UCL is to launch an open-access megajournal to contend with the likes of Plos One and Scientific Reports as the landscape of scholarly publishing moves increasingly online.
The as-yet-unnamed journal platform from UCL Press will be a first for a UK university: Plos One is run by the Public Library of Science, while Scientific Reports is produced by the publisher of Nature. However, it has a forerunner in the US, with the University of California Press having operated a successful megajournal, Collabra, since 2015.
Apart from making their content freely available, megajournals are distinguished from traditional periodicals by the wide range of disciplines that they typically cover.
They also stand out for the huge number of articles that they publish: at its peak in 2013, Plos One published 31,509 articles. This is the result of a peer-review process that typically assesses only the scientific soundness of a paper, not its novelty, importance or interest to a subject community.
Paul Ayris, pro vice-provost for library services at UCL and chief executive of UCL Press, said that the decision to launch a megajournal came from seeing open access “as an opportunity, not a threat”, and one that would “open up new possibilities for scholarly publishing”.

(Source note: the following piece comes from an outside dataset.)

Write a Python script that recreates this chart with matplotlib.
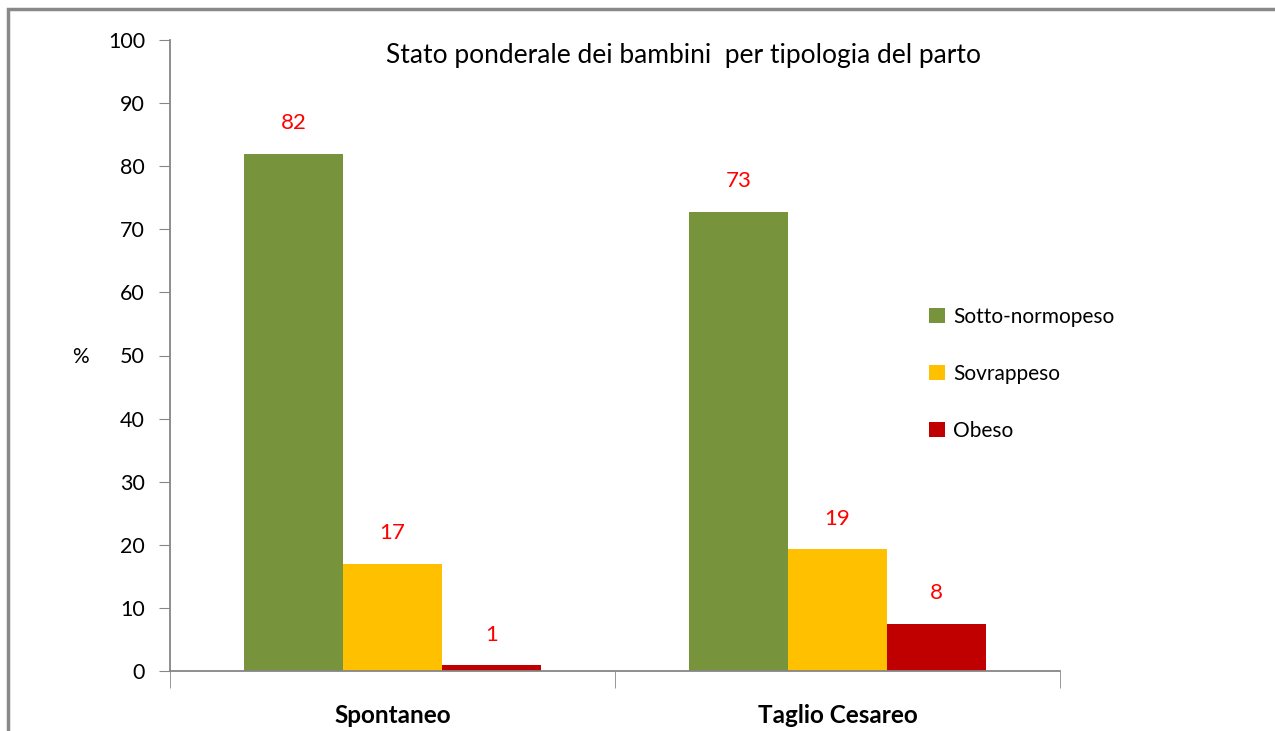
import matplotlib
matplotlib.use("Agg")
import matplotlib.pyplot as plt
from matplotlib.patches import Rectangle
import numpy as np

categories = ["Spontaneo", "Taglio Cesareo"]
series_names = ["Sotto-normopeso", "Sovrappeso", "Obeso"]
sotto = [82.0, 72.8]
sovra = [17.0, 19.3]
obeso = [0.9, 7.5]
yticks = [0, 10, 20, 30, 40, 50, 60, 70, 80, 90, 100]
title = "Stato ponderale dei bambini  per tipologia del parto"

colors = ["#77933C", "#FFC000", "#C00000"]
plt.rcParams['font.family'] = ['Lato', 'DejaVu Sans']

fig = plt.figure(figsize=(12.75, 7.31), dpi=100)
fig.patch.set_facecolor("white")
ax = fig.add_axes([170/1275, 1-671/731, 890/1275, (671-40)/731])

x = np.arange(len(categories))
w = 0.222
data = [sotto, sovra, obeso]
for i, (vals, name, c) in enumerate(zip(data, series_names, colors)):
    bars = ax.bar(x + (i-1)*w, vals, width=w, color=c, label=name, zorder=2)
    for b, v in zip(bars, vals):
        ax.annotate(f"{v:.0f}", (b.get_x()+b.get_width()/2, v), xytext=(0, 22),
                    textcoords="offset points", ha="center", va="center",
                    color="#FF0000", fontsize=16)

ax.set_xlim(-0.5, 1.5)
ax.set_ylim(0, 100)
ax.set_yticks(yticks)
ax.tick_params(axis='y', direction='out', length=8, color='#868686', labelsize=15.5, pad=10)
ax.set_xticks(x)
ax.set_xticklabels(categories, fontsize=17.5, fontweight='bold')
ax.tick_params(axis='x', which='major', length=0, pad=24)
ax.set_xticks([-0.5, 0.5, 1.5], minor=True)
ax.tick_params(axis='x', which='minor', direction='out', length=12, color='#868686')
for s in ['top', 'right']:
    ax.spines[s].set_visible(False)
for s in ['left', 'bottom']:
    ax.spines[s].set_color('#868686')
    ax.spines[s].set_linewidth(1.3)

fig.text(684/1275, 1-55/731, title, ha='center', va='center', fontsize=19)
fig.text(80/1275, 1-357/731, "%", ha='center', va='center', fontsize=15)

ax.legend(loc='center left', bbox_to_anchor=(929/1275, 1-374/731), bbox_transform=fig.transFigure,
          frameon=False, fontsize=15, handlelength=0.75, handleheight=0.75, handletextpad=0.4,
          labelspacing=1.78, borderpad=0, borderaxespad=0)

fig.patches.append(Rectangle((8/1275, -0.1), 1.2, 1-9/731+0.1, transform=fig.transFigure,
                             fill=False, edgecolor='#898989', linewidth=2.5))

fig.savefig("out.png", dpi=100)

“Publication times will be reduced, published materials will be available to anyone with an internet connection, and new modes of peer review will make evaluation and assessment more transparent,” Dr Ayris said. “All this is good for the researcher and good for research.”

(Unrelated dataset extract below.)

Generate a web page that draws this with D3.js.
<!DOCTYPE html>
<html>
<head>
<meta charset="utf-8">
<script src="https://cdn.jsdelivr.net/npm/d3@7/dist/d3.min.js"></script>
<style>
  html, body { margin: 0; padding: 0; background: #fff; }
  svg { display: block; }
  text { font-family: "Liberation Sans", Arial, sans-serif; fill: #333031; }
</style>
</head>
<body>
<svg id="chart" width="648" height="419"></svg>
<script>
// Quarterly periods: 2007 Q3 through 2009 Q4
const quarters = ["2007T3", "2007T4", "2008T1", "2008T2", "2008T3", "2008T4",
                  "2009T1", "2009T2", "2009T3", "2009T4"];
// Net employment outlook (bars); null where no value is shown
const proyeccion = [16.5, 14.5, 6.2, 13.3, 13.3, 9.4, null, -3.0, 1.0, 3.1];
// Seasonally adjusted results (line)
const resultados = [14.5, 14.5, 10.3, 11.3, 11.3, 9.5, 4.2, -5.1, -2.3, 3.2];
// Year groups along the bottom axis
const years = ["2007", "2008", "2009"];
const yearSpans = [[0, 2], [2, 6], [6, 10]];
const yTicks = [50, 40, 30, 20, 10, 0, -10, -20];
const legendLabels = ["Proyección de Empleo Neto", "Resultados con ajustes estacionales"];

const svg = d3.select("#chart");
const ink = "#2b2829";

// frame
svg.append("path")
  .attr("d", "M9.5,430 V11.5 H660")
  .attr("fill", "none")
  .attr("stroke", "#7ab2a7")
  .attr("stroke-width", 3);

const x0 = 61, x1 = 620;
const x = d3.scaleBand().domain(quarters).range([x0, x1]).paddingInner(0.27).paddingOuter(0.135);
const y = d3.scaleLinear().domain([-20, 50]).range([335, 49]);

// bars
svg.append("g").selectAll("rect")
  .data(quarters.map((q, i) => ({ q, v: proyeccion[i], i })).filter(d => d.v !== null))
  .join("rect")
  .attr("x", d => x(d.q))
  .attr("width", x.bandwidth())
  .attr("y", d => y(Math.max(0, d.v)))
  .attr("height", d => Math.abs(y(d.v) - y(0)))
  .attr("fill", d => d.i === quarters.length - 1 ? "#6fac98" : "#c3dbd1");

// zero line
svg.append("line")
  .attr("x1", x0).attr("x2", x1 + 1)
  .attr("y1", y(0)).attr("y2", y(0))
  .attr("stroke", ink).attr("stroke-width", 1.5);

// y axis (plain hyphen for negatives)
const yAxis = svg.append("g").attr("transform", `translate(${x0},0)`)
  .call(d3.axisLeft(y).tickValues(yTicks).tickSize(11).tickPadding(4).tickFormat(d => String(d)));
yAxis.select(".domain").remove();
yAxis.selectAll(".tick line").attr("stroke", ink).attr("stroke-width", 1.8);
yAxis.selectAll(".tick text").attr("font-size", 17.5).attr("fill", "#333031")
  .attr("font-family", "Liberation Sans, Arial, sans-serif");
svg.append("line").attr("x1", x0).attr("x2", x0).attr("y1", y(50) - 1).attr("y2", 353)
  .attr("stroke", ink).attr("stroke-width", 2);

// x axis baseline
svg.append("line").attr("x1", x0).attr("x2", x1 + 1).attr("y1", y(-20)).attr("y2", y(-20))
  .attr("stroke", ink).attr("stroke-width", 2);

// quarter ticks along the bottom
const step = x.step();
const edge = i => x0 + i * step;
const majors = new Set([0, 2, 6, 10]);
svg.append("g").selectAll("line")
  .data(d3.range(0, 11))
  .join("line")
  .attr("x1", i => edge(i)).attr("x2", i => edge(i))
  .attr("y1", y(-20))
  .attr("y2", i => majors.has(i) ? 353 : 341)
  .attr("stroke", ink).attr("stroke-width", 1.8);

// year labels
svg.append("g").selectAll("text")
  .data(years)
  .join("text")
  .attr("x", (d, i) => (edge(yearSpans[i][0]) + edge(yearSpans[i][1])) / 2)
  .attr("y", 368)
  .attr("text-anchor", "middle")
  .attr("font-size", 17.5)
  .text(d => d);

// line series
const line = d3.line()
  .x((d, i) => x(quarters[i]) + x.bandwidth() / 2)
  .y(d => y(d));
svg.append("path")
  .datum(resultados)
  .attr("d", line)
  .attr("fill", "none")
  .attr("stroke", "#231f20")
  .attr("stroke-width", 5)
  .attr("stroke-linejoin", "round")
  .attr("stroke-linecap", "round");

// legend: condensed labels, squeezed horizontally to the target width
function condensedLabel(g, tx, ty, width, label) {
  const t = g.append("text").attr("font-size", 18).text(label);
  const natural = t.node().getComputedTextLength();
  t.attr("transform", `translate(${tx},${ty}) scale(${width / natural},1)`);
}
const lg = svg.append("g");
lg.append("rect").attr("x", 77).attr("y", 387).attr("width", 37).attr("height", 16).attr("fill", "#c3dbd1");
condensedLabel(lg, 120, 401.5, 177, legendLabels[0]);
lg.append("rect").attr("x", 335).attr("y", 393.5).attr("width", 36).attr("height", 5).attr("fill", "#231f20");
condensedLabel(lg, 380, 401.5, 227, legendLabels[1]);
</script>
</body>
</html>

UCL Press already publishes open-access research monographs, totalling 50 titles so far, which have been downloaded more than 650,000 times as of November 2017.
Its move into article publishing also follows the launch of open-access platforms by several research funders, including the Wellcome Trust’s Wellcome Open Research, launched in October 2016, and more recently the Bill & Melinda Gates Foundation, which launched a free-to-access site, Gates Open Research, in autumn last year.
Martin Paul Eve, professor of literature, technology and publishing at Birkbeck, University of London, and the co-founder of an open-access platform, the Open Library of Humanities, welcomed UCL’s move.
“The breakdown of disciplinary borders and the intellectual excitement that can be fostered in that space is something that holds great promise and towards which we’ve been working at the Open Library of Humanities,” Professor Eve said.
“That said, there are still challenges. To successfully pull off a megajournal, the space has to feel safe and right to members of disciplinary communities, because journals are actually communities around which scholars cluster. Whether or not UCL’s effort will take off remains to be seen, but it’s clear that ever more players are interested in the megajournal approach, for a variety of reasons.”
After peaking at 31,509 research papers in 2013, Plos One’s output has declined steadily since, decreasing by 35 per cent between 2013 and 2017. Scientific Reports overtook the platform to become the world’s largest in September 2016, providing further evidence to observers that megajournals are competing with each other for a limited number of manuscripts.